* **The exercise**
Quote word for word the lines below, beginning with the first and ending with the one that has "const y = d3.scaleLinear().domain([0, 0.8]).range([340, 23])". Drop the pictures.

============

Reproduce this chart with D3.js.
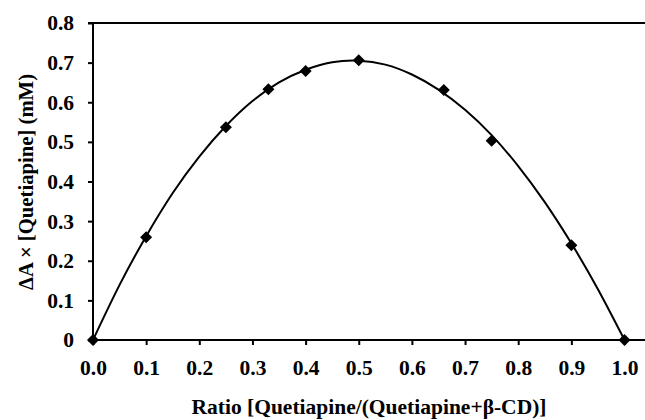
<!DOCTYPE html>
<html>
<head>
<meta charset="utf-8">
<script src="https://cdn.jsdelivr.net/npm/d3@7"></script>
<style>
  body { margin: 0; background: #fff; }
  svg { display: block; }
</style>
</head>
<body>
<script>
// measured points
const ratio = [0, 0.1, 0.25, 0.33, 0.4, 0.5, 0.66, 0.75, 0.9, 1.0]
const deltaA = [0, 0.259, 0.537, 0.633, 0.679, 0.706, 0.631, 0.503, 0.239, 0]

// trendline
const fitX = [0, 0.05, 0.1, 0.15, 0.2, 0.25, 0.3, 0.35, 0.4, 0.45, 0.5, 0.55, 0.6, 0.65, 0.7, 0.75, 0.8, 0.85, 0.9, 0.95, 1.0]
const fitY = [0, 0.139, 0.262, 0.371, 0.463, 0.54, 0.603, 0.65, 0.682, 0.701, 0.705, 0.695, 0.67, 0.632, 0.581, 0.517, 0.439, 0.348, 0.244, 0.128, 0]

const xTicks = [0, 0.1, 0.2, 0.3, 0.4, 0.5, 0.6, 0.7, 0.8, 0.9, 1.0]
const yTicks = [0, 0.1, 0.2, 0.3, 0.4, 0.5, 0.6, 0.7, 0.8]

const width = 645, height = 420
const font = "Liberation Serif"

const x = d3.scaleLinear().domain([0, 1]).range([93, 624.5])
const y = d3.scaleLinear().domain([0, 0.8]).range([340, 23])

const svg = d3.select("body").append("svg")
    .attr("width", width)
    .attr("height", height)
    .attr("font-family", font)
    .attr("font-weight", "bold")

// top border line at 0.8
svg.append("line")
    .attr("x1", x(0) - 5).attr("x2", width)
    .attr("y1", y(0.8)).attr("y2", y(0.8))
    .attr("stroke", "#000").attr("stroke-width", 2)

const xAxis = svg.append("g")
    .attr("transform", `translate(0,${y(0)})`)
    .call(d3.axisBottom(x).tickValues(xTicks).tickFormat(d3.format(".1f")).tickSize(5).tickPadding(15))
xAxis.attr("font-family", font).attr("font-size", 21.5)
xAxis.select(".domain").attr("d", `M${x(0)},0H${width}`).attr("stroke-width", 2)
xAxis.selectAll(".tick line").attr("stroke-width", 2)

const yAxis = svg.append("g")
    .attr("transform", `translate(${x(0)},0)`)
    .call(d3.axisLeft(y).tickValues(yTicks).tickFormat(d => d === 0 ? "0" : d3.format(".1f")(d)).tickSize(5).tickPadding(14))
yAxis.attr("font-family", font).attr("font-size", 21.5)
yAxis.select(".domain").attr("d", `M0,${y(0.8)}V${y(0)}`).attr("stroke-width", 2)
yAxis.selectAll(".tick line").attr("stroke-width", 2)

// trendline
const fit = fitX.map((v, i) => [v, fitY[i]])
svg.append("path")
    .datum(fit)
    .attr("fill", "none")
    .attr("stroke", "#000")
    .attr("stroke-width", 2)
    .attr("d", d3.line().x(d => x(d[0])).y(d => y(d[1])).curve(d3.curveNatural))

// diamonds
const pts = ratio.map((v, i) => [v, deltaA[i]])
svg.append("g")
  .selectAll("path")
  .data(pts)
  .join("path")
    .attr("transform", d => `translate(${x(d[0])},${y(d[1])}) rotate(45)`)
    .attr("d", d3.symbol(d3.symbolSquare, 72))
    .attr("fill", "#000")

svg.append("text")
    .attr("x", 369)
    .attr("y", 414)
    .attr("text-anchor", "middle")
    .attr("font-size", 21.5)
    .text("Ratio [Quetiapine/(Quetiapine+β-CD)]")

svg.append("text")
    .attr("transform", "translate(33,182) rotate(-90)")
    .attr("text-anchor", "middle")
    .attr("font-size", 20.7)
    .text("ΔA × [Quetiapine] (mM)")
</script>
</body>
</html>
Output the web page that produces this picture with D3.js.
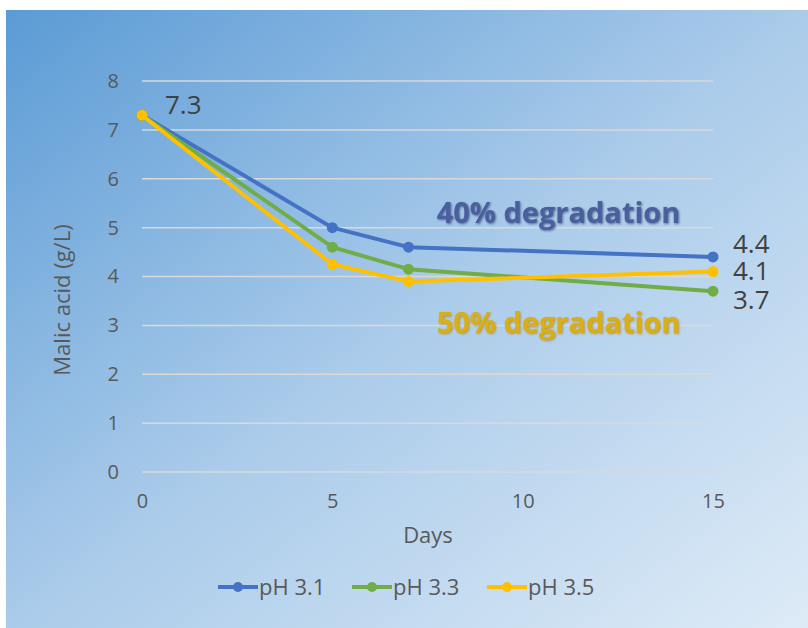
<!DOCTYPE html>
<html><head><meta charset="utf-8">
<script src="https://cdn.jsdelivr.net/npm/d3@7"></script>
<style>body{margin:0;background:#fff;}svg{display:block;}</style>
</head><body>
<svg id="c" width="808" height="628"></svg>
<script>
const days = [0, 5, 7, 15];
const seriesNames = ["pH 3.1", "pH 3.3", "pH 3.5"];
const ph31 = [7.3, 5.0, 4.6, 4.4];
const ph33 = [7.3, 4.6, 4.15, 3.7];
const ph35 = [7.3, 4.25, 3.9, 4.1];
const colors = ["#4472C4", "#70AD47", "#FFC000"];
const xTicks = [0, 5, 10, 15];
const yTicks = [0, 1, 2, 3, 4, 5, 6, 7, 8];
const endLabels = ["4.4", "4.1", "3.7"];
const endLabelY = [4.4, 4.1, 3.7];
const endLabelShift = [-4, 8, 18];
const startLabel = "7.3";
const notes = ["40% degradation", "50% degradation"];

const svg = d3.select("#c");
const font = "'Open Sans', sans-serif";
const defs = svg.append("defs");
const g = defs.append("linearGradient").attr("id","bg").attr("x1","0").attr("y1","0").attr("x2","1").attr("y2","1");
g.append("stop").attr("offset","0").attr("stop-color","#5B9BD5");
g.append("stop").attr("offset","0.5").attr("stop-color","#AACBEA");
g.append("stop").attr("offset","1").attr("stop-color","#DEEBF7");
function glow(id, col){
  const f = defs.append("filter").attr("id",id).attr("x","-10%").attr("y","-30%").attr("width","120%").attr("height","160%");
  f.append("feGaussianBlur").attr("in","SourceAlpha").attr("stdDeviation","1.2").attr("result","b");
  f.append("feOffset").attr("in","b").attr("dx","1").attr("dy","1").attr("result","o");
  f.append("feFlood").attr("flood-color",col).attr("flood-opacity","0.7");
  f.append("feComposite").attr("in2","o").attr("operator","in").attr("result","s");
  const fm = f.append("feMerge");
  fm.append("feMergeNode").attr("in","s");
  fm.append("feMergeNode").attr("in","SourceGraphic");
}
glow("glowB","#2F3F66");
glow("glowY","#B07A00");

svg.append("rect").attr("x",6).attr("y",10).attr("width",802).attr("height",618).attr("fill","url(#bg)");

const x = d3.scaleLinear().domain([0,15]).range([142,713]);
const y = d3.scaleLinear().domain([0,8]).range([472,81]);

svg.append("g").selectAll("line").data(yTicks).join("line")
  .attr("x1",x(0)).attr("x2",x(15)).attr("y1",d=>y(d)).attr("y2",d=>y(d))
  .attr("stroke","#D9D9D9").attr("stroke-width",1.5);

const ya = svg.append("g").attr("transform",`translate(${x(0)-23},0)`)
  .call(d3.axisLeft(y).tickValues(yTicks).tickSize(0).tickPadding(0));
ya.select(".domain").remove();
ya.selectAll("text").attr("font-family",font).attr("font-size",20).attr("fill","#595959");

const xa = svg.append("g").attr("transform",`translate(0,${y(0)+36})`)
  .call(d3.axisBottom(x).tickValues(xTicks).tickSize(0).tickPadding(0));
xa.select(".domain").remove();
xa.selectAll("text").attr("font-family",font).attr("font-size",20).attr("fill","#595959").attr("y",0).attr("dy",0);

svg.append("text").attr("transform","translate(70,300) rotate(-90)").attr("text-anchor","middle")
  .attr("font-family",font).attr("font-size",22).attr("fill","#595959").text("Malic acid (g/L)");
svg.append("text").attr("x",428).attr("y",543).attr("text-anchor","middle")
  .attr("font-family",font).attr("font-size",22).attr("fill","#595959").text("Days");

const data = [ph31, ph33, ph35];
const line = d3.line().x((d,i)=>x(days[i])).y(d=>y(d));
data.forEach((s,k)=>{
  svg.append("path").datum(s).attr("d",line).attr("fill","none")
    .attr("stroke",colors[k]).attr("stroke-width",4).attr("stroke-linejoin","round");
  svg.append("g").selectAll("circle").data(s).join("circle")
    .attr("cx",(d,i)=>x(days[i])).attr("cy",d=>y(d)).attr("r",5.5).attr("fill",colors[k]);
});

svg.append("text").attr("x",x(0)+23).attr("y",y(7.3)-1).attr("font-family",font).attr("font-size",26)
  .attr("fill","#404040").text(startLabel);
svg.append("g").selectAll("text").data(endLabels).join("text")
  .attr("x",x(15)+20).attr("y",(d,i)=>y(endLabelY[i])+endLabelShift[i])
  .attr("font-family",font).attr("font-size",26).attr("fill","#404040").text(d=>d);

svg.append("text").attr("x",558.5).attr("y",223).attr("text-anchor","middle").attr("font-family",font)
  .attr("font-weight","bold").attr("font-size",29).attr("fill","#4A5F9E").attr("filter","url(#glowB)").text(notes[0]);
svg.append("text").attr("x",558.5).attr("y",333).attr("text-anchor","middle").attr("font-family",font)
  .attr("font-weight","bold").attr("font-size",29).attr("fill","#D9AE12").attr("filter","url(#glowY)").text(notes[1]);

const lx = [218, 352, 487];
const lg = svg.append("g").selectAll("g").data(seriesNames).join("g")
  .attr("transform",(d,i)=>`translate(${lx[i]},587)`);
lg.append("line").attr("x1",0).attr("x2",40).attr("stroke",(d,i)=>colors[i]).attr("stroke-width",4);
lg.append("circle").attr("cx",20).attr("r",5).attr("fill",(d,i)=>colors[i]);
lg.append("text").attr("x",41).attr("y",7.5).attr("font-family",font).attr("font-size",22)
  .attr("fill","#595959").text(d=>d);
</script>
</body></html>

============

* **Task answer**
Reproduce this chart with D3.js.
<!DOCTYPE html>
<html>
<head>
<meta charset="utf-8">
<script src="https://cdn.jsdelivr.net/npm/d3@7"></script>
<style>
  body { margin: 0; background: #fff; }
  svg { display: block; }
</style>
</head>
<body>
<script>
// measured points
const ratio = [0, 0.1, 0.25, 0.33, 0.4, 0.5, 0.66, 0.75, 0.9, 1.0]
const deltaA = [0, 0.259, 0.537, 0.633, 0.679, 0.706, 0.631, 0.503, 0.239, 0]

// trendline
const fitX = [0, 0.05, 0.1, 0.15, 0.2, 0.25, 0.3, 0.35, 0.4, 0.45, 0.5, 0.55, 0.6, 0.65, 0.7, 0.75, 0.8, 0.85, 0.9, 0.95, 1.0]
const fitY = [0, 0.139, 0.262, 0.371, 0.463, 0.54, 0.603, 0.65, 0.682, 0.701, 0.705, 0.695, 0.67, 0.632, 0.581, 0.517, 0.439, 0.348, 0.244, 0.128, 0]

const xTicks = [0, 0.1, 0.2, 0.3, 0.4, 0.5, 0.6, 0.7, 0.8, 0.9, 1.0]
const yTicks = [0, 0.1, 0.2, 0.3, 0.4, 0.5, 0.6, 0.7, 0.8]

const width = 645, height = 420
const font = "Liberation Serif"

const x = d3.scaleLinear().domain([0, 1]).range([93, 624.5])
const y = d3.scaleLinear().domain([0, 0.8]).range([340, 23])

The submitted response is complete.